GLIDE showcase
GLIDE showcase
GLIDE showcase

About the Project

Lighting design is of high importance in pipelines for the creation of three-dimensional environments for cinematic computer graphics, video games and architectural design, including the energy-efficient design of buildings. Typically, this is an iterative manual process involving the placement and configuration of luminaries and the modification of geometry, in a trial-and-error basis. The complexity of the process has led to the research of automatic methods for determining the optimal configuration of luminaries (Inverse Lighting Problem - ILP), and geometry (Inverse Geometry Problem - IGP), given a set of specific illumination goals and constraints. The Opening Design constitutes one of the most important sub-problems of the IGP, aiming at the determination of openings on the geometry, such as windows or skylights, in order to optimize the contribution of the environment lighting to the illumination of the 3D environment.

Based on the open problems and restrictions of each application area, the common underlying theory, the shared demand for interactivity and the advances in GPU-based global-illumination techniques, GLIDE aimed at integrating the lighting design early on in the modelling process, so that interactive goal-driven lighting and geometry editing can happen seamlessly and simultaneously, for full-scale dynamic environments and with no pre-compotation steps, thus offering an entire new range of creative possibilities and tools to the artist, architect and designer. To this end, in the GLIDE project we attempted to address the two major sub-problems of inverse rendering, i.e. IGP and ILP, by discovering new, efficient and more accurate ways to model and solve them, while dispensing with any pre-computation and view-dependency constraints.

For the inverse lighting problem, we investigated a general and automatic approach, which enables the rapid positioning and emittance estimation of point light sources in arbitrary 3D environments and results in plausible and efficient lighting solutions, given the desired target illumination at arbitrary locations in the environment. Furthermore, additional user constraints can limit the placement of light sources only at specific distances from the geometry or at given partitions of the 3D model and even impose energy minimization or lighting uniformity, rendering the approach ideal for energy-efficient architectural design. To this end, we employed a special hierarchical light clustering that overcomes limitations of previous approaches in environments with high occlusion or structural complexity.

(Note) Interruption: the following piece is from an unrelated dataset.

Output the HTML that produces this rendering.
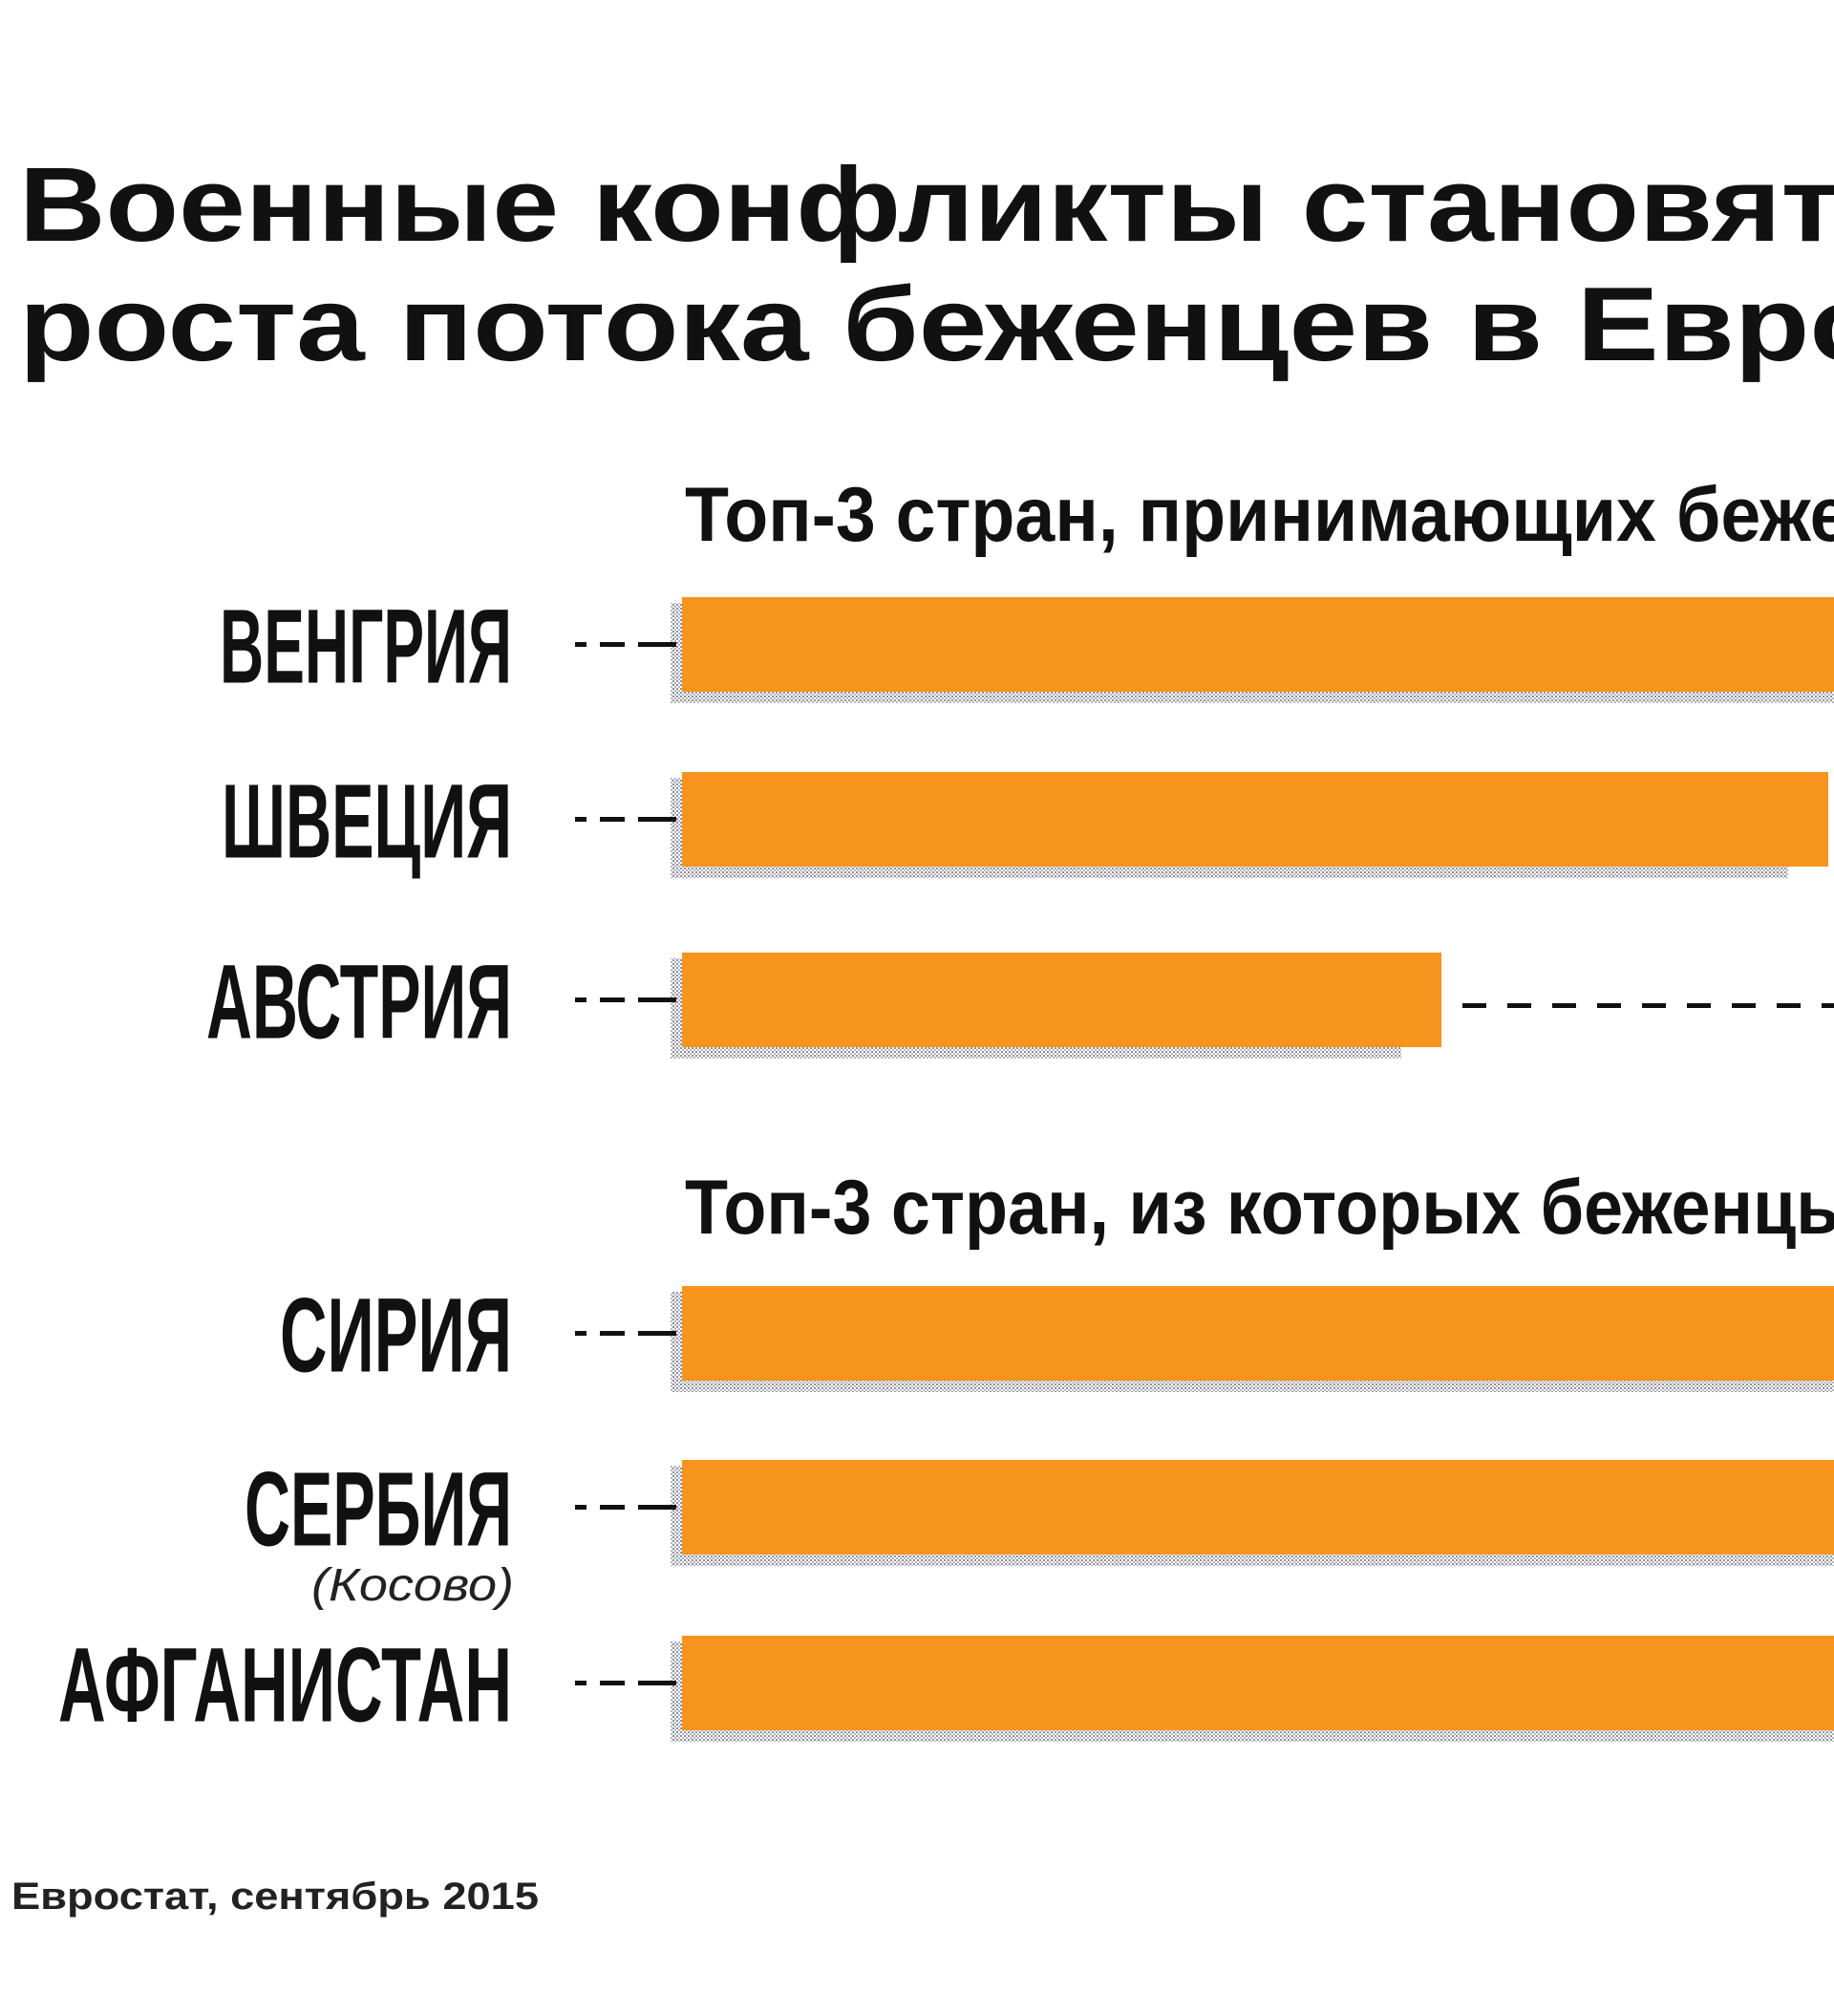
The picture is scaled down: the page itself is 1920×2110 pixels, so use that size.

For the problem of opening design, a novel method was devised that determines the number, location and shape of the openings, given the designer's desired illumination at various locations in a 3D environment as well as other constraints such as atmospheric conditions and time intervals of interest, or which surfaces are candidates for bearing openings. The desired illumination can be provided as specific irradiance levels or uniform lighting within certain irradiance bounds. The method operates by virtually "dicing" the candidate surfaces for openings in a non-destructive manner and optimizing the contribution of each one of the discrete elements. The results are further consolidated to form architecturally plausible (e.g. rectangular) openings. Due to the generic and physically-correct underlying lighting evaluation processes, the natural constraints and the inclusion of realistic outdoor lighting conditions, our method is suitable for the design of energy-efficient buildings. 

Finally, for the enabling technology behind the scenes, we investigated fast hardware-accelerated approaches for the physically-correct energy transport and lighting evaluation, in order to bring the heavy computations for the lighting optimization in both problems to practical execution times. To this end, we investigated both established parallel GPU-based techniques and novel rasterization-based ray tracing solutions that bring the full evaluation of lighting at thousands of sampling locations to mere milliseconds, for photorealistic results. In particular, since both the configuration of light sources and the opening design problem imply dynamic geometry and 3D environment setup, we focused our research on the creation of ray tracing techniques for fully dynamic scenes, where every aspect of the environment is constantly re-configured.

GLIDE has been co-financed by the European Union (European Social Fund - ESF) and Greek national funds through the Operational Program ”Education and Lifelong Learning” of the National Strategic Reference Framework (NSRF) - Research Funding Program: ARISTEIA II (grant no.3712). The project ran from February 2014 till October 2015 and resulted in 7 research publications and 1 poster presentation. Preliminary results of our rendering algorithms have been demonstrated at conferences and other public venues and the methodology of the project has been disseminated both at scientific communities and wider public. Demonstration software, videos and source code for various components are also publicly available through the project site.